— Task to carry out —
Where a line contains the string "with", copy that line.

— Data —
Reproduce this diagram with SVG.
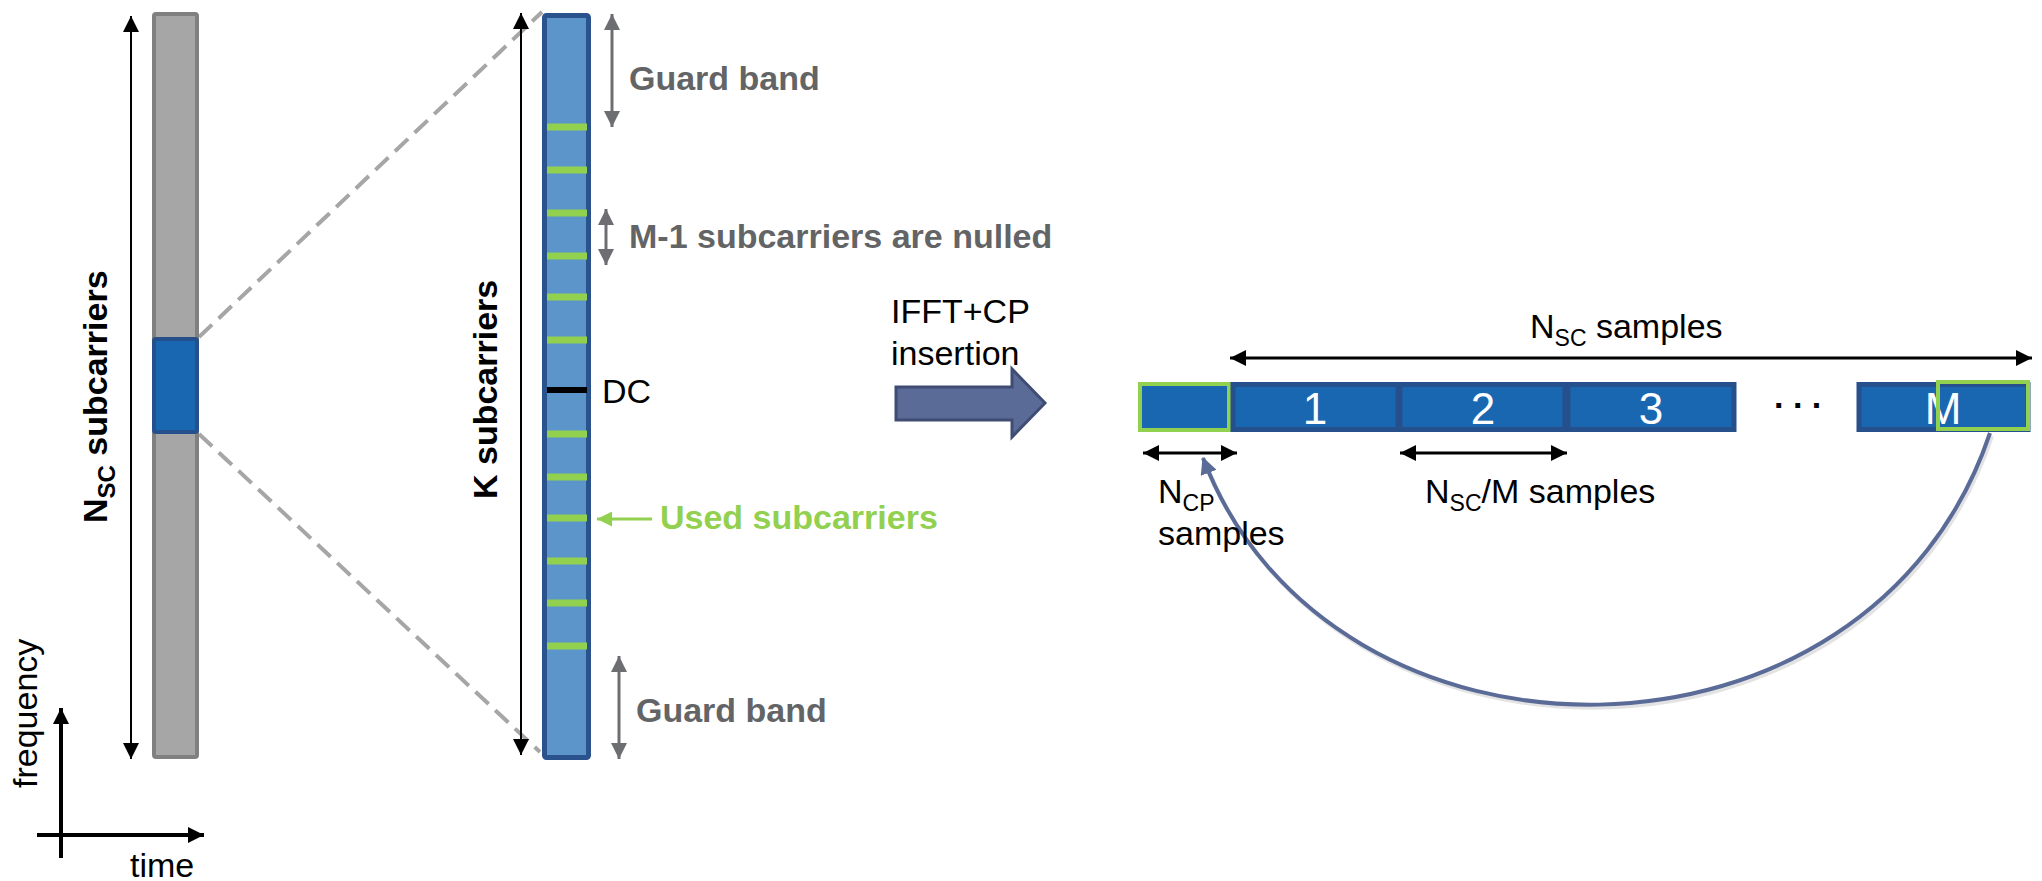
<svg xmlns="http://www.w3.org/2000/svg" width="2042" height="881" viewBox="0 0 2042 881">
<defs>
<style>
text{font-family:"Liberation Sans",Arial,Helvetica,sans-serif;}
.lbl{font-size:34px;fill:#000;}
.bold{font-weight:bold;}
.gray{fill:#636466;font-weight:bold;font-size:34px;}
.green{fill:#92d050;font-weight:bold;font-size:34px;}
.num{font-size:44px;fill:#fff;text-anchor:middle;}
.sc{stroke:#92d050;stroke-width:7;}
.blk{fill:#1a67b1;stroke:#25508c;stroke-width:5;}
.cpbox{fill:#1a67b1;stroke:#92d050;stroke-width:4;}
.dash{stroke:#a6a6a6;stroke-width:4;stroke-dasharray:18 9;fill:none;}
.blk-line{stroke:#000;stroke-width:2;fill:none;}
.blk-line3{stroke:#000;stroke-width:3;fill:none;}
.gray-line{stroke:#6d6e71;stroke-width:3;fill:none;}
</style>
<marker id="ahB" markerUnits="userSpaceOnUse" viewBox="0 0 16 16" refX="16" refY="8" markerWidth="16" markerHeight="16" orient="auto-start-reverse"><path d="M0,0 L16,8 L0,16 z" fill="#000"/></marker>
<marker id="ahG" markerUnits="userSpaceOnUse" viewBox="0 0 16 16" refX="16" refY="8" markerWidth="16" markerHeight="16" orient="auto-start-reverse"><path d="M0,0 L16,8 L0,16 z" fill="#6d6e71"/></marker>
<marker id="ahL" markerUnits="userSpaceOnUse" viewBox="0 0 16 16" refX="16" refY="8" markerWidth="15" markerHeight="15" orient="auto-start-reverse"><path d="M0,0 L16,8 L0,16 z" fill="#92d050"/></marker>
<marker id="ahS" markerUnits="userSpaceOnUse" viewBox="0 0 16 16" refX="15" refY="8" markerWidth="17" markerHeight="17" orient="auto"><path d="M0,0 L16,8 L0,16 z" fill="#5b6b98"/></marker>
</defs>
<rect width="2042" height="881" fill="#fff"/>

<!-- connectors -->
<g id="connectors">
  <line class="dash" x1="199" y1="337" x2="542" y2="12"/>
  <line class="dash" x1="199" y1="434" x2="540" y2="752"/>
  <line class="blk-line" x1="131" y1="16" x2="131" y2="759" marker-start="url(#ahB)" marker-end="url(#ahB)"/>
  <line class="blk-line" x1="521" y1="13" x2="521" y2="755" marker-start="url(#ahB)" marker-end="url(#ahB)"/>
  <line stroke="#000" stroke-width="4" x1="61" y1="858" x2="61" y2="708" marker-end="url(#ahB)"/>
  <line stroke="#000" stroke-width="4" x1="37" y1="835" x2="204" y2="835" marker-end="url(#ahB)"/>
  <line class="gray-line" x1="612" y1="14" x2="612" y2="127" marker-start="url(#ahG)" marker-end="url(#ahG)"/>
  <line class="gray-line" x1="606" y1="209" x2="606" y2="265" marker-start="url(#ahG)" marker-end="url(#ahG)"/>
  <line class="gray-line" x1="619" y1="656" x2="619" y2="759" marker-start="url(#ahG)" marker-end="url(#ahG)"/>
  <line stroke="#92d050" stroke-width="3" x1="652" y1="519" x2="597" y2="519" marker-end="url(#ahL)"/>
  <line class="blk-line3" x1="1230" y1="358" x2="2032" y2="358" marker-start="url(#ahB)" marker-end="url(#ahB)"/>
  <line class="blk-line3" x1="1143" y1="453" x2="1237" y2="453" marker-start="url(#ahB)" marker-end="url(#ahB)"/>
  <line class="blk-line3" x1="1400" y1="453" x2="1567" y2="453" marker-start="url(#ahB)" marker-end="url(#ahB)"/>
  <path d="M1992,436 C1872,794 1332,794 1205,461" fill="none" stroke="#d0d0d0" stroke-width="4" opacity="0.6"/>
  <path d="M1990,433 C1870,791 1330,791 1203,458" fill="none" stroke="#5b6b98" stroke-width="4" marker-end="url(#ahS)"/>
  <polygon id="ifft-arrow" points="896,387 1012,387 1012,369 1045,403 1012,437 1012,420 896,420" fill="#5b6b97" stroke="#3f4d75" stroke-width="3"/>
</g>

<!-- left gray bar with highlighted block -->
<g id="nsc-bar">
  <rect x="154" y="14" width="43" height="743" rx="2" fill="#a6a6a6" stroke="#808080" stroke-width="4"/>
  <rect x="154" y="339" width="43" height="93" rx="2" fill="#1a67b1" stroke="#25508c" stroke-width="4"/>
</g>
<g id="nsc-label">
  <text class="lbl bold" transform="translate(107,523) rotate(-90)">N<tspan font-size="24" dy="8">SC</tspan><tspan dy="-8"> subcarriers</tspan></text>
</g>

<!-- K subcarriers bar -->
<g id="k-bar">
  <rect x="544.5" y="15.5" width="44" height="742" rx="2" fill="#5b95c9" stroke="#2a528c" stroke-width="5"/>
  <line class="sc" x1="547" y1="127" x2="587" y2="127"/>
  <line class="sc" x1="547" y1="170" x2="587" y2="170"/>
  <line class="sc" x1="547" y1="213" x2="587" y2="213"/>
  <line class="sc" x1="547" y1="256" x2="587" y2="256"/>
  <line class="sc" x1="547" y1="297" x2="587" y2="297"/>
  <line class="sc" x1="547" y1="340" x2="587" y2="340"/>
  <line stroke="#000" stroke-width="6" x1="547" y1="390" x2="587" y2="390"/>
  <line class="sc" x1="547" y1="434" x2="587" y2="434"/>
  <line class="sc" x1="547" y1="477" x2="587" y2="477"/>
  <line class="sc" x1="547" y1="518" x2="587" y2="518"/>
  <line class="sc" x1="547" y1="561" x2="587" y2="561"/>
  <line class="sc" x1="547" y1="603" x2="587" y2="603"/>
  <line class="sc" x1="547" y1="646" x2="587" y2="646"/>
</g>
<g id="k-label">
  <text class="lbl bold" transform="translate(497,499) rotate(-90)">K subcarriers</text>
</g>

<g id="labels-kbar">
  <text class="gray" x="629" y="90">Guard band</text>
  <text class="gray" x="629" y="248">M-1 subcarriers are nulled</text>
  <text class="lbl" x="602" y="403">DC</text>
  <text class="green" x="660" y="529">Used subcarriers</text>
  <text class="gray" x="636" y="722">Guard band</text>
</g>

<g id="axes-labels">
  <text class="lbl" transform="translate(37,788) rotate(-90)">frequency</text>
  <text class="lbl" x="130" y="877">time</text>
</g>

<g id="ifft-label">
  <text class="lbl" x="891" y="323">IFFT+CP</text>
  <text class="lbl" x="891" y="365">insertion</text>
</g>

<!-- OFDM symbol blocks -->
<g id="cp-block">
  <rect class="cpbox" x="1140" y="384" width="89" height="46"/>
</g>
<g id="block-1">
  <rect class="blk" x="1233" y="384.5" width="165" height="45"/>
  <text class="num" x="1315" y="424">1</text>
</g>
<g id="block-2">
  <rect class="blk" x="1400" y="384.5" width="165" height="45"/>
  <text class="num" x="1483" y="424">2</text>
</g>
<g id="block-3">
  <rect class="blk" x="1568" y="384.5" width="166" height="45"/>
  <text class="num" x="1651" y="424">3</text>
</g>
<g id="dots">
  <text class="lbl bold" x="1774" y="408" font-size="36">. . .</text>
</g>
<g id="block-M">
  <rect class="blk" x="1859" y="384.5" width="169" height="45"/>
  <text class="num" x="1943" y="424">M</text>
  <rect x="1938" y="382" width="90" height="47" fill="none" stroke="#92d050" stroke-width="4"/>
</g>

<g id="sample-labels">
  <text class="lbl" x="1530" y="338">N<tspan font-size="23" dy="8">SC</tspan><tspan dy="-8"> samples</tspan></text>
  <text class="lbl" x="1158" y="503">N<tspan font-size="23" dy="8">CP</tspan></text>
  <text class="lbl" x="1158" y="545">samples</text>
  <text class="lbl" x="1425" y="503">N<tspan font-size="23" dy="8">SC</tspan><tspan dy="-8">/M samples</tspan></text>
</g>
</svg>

— The solution —
Reproduce this diagram with SVG.
<!-- left gray bar with highlighted block -->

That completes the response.